╭──
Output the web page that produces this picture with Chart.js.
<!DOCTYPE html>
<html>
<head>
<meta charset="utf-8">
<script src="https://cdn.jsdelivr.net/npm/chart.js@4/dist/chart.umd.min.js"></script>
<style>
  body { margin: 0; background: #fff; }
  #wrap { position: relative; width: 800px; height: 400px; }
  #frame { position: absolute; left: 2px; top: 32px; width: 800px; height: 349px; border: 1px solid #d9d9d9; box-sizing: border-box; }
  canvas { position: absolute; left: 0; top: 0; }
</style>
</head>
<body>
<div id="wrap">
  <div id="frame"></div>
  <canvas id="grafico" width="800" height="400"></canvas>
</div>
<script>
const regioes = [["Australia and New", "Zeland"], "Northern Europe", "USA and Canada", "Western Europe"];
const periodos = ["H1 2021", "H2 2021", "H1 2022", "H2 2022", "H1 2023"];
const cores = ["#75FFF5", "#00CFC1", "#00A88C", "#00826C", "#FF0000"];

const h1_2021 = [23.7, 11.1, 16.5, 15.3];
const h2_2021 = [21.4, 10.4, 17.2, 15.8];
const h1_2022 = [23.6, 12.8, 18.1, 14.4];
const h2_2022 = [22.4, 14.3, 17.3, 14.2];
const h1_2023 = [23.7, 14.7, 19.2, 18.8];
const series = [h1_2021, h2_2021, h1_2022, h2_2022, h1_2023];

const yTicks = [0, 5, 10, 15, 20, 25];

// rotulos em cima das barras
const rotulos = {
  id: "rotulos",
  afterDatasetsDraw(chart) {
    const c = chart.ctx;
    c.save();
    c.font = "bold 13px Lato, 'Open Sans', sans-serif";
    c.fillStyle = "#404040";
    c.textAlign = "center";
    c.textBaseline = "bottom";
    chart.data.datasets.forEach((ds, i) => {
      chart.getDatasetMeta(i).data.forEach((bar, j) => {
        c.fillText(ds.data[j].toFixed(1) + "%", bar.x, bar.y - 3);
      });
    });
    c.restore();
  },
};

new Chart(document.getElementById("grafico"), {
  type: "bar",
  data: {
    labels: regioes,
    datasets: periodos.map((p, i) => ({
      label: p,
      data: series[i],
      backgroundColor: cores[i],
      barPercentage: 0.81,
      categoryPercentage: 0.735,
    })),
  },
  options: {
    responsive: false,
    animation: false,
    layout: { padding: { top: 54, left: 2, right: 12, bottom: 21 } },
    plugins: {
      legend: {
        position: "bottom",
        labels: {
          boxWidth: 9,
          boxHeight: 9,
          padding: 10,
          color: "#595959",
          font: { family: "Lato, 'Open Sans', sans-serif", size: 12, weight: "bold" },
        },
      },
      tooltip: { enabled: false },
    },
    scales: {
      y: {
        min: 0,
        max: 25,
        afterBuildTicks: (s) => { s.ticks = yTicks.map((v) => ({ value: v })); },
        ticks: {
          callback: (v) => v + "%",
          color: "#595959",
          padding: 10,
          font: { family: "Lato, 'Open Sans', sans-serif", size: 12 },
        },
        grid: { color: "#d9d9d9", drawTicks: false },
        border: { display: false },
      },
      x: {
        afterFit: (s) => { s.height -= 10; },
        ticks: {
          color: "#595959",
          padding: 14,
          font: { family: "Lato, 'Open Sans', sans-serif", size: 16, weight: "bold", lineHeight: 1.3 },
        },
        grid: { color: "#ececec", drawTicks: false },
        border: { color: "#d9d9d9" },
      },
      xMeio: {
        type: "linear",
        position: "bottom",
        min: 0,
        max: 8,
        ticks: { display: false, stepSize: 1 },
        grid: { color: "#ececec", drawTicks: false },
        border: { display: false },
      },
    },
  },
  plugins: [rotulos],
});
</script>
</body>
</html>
╰──
◆ **Set problem**: Extract the listing in its entirety, matching it exactly.

◆ **Solution to this problem**:
Output the web page that produces this picture with Chart.js.
<!DOCTYPE html>
<html>
<head>
<meta charset="utf-8">
<script src="https://cdn.jsdelivr.net/npm/chart.js@4/dist/chart.umd.min.js"></script>
<style>
  body { margin: 0; background: #fff; }
  #wrap { position: relative; width: 800px; height: 400px; }
  #frame { position: absolute; left: 2px; top: 32px; width: 800px; height: 349px; border: 1px solid #d9d9d9; box-sizing: border-box; }
  canvas { position: absolute; left: 0; top: 0; }
</style>
</head>
<body>
<div id="wrap">
  <div id="frame"></div>
  <canvas id="grafico" width="800" height="400"></canvas>
</div>
<script>
const regioes = [["Australia and New", "Zeland"], "Northern Europe", "USA and Canada", "Western Europe"];
const periodos = ["H1 2021", "H2 2021", "H1 2022", "H2 2022", "H1 2023"];
const cores = ["#75FFF5", "#00CFC1", "#00A88C", "#00826C", "#FF0000"];

const h1_2021 = [23.7, 11.1, 16.5, 15.3];
const h2_2021 = [21.4, 10.4, 17.2, 15.8];
const h1_2022 = [23.6, 12.8, 18.1, 14.4];
const h2_2022 = [22.4, 14.3, 17.3, 14.2];
const h1_2023 = [23.7, 14.7, 19.2, 18.8];
const series = [h1_2021, h2_2021, h1_2022, h2_2022, h1_2023];

const yTicks = [0, 5, 10, 15, 20, 25];

// rotulos em cima das barras
const rotulos = {
  id: "rotulos",
  afterDatasetsDraw(chart) {
    const c = chart.ctx;
    c.save();
    c.font = "bold 13px Lato, 'Open Sans', sans-serif";
    c.fillStyle = "#404040";
    c.textAlign = "center";
    c.textBaseline = "bottom";
    chart.data.datasets.forEach((ds, i) => {
      chart.getDatasetMeta(i).data.forEach((bar, j) => {
        c.fillText(ds.data[j].toFixed(1) + "%", bar.x, bar.y - 3);
      });
    });
    c.restore();
  },
};

new Chart(document.getElementById("grafico"), {
  type: "bar",
  data: {
    labels: regioes,
    datasets: periodos.map((p, i) => ({
      label: p,
      data: series[i],
      backgroundColor: cores[i],
      barPercentage: 0.81,
      categoryPercentage: 0.735,
    })),
  },
  options: {
    responsive: false,
    animation: false,
    layout: { padding: { top: 54, left: 2, right: 12, bottom: 21 } },
    plugins: {
      legend: {
        position: "bottom",
        labels: {
          boxWidth: 9,
          boxHeight: 9,
          padding: 10,
          color: "#595959",
          font: { family: "Lato, 'Open Sans', sans-serif", size: 12, weight: "bold" },
        },
      },
      tooltip: { enabled: false },
    },
    scales: {
      y: {
        min: 0,
        max: 25,
        afterBuildTicks: (s) => { s.ticks = yTicks.map((v) => ({ value: v })); },
        ticks: {
          callback: (v) => v + "%",
          color: "#595959",
          padding: 10,
          font: { family: "Lato, 'Open Sans', sans-serif", size: 12 },
        },
        grid: { color: "#d9d9d9", drawTicks: false },
        border: { display: false },
      },
      x: {
        afterFit: (s) => { s.height -= 10; },
        ticks: {
          color: "#595959",
          padding: 14,
          font: { family: "Lato, 'Open Sans', sans-serif", size: 16, weight: "bold", lineHeight: 1.3 },
        },
        grid: { color: "#ececec", drawTicks: false },
        border: { color: "#d9d9d9" },
      },
      xMeio: {
        type: "linear",
        position: "bottom",
        min: 0,
        max: 8,
        ticks: { display: false, stepSize: 1 },
        grid: { color: "#ececec", drawTicks: false },
        border: { display: false },
      },
    },
  },
  plugins: [rotulos],
});
</script>
</body>
</html>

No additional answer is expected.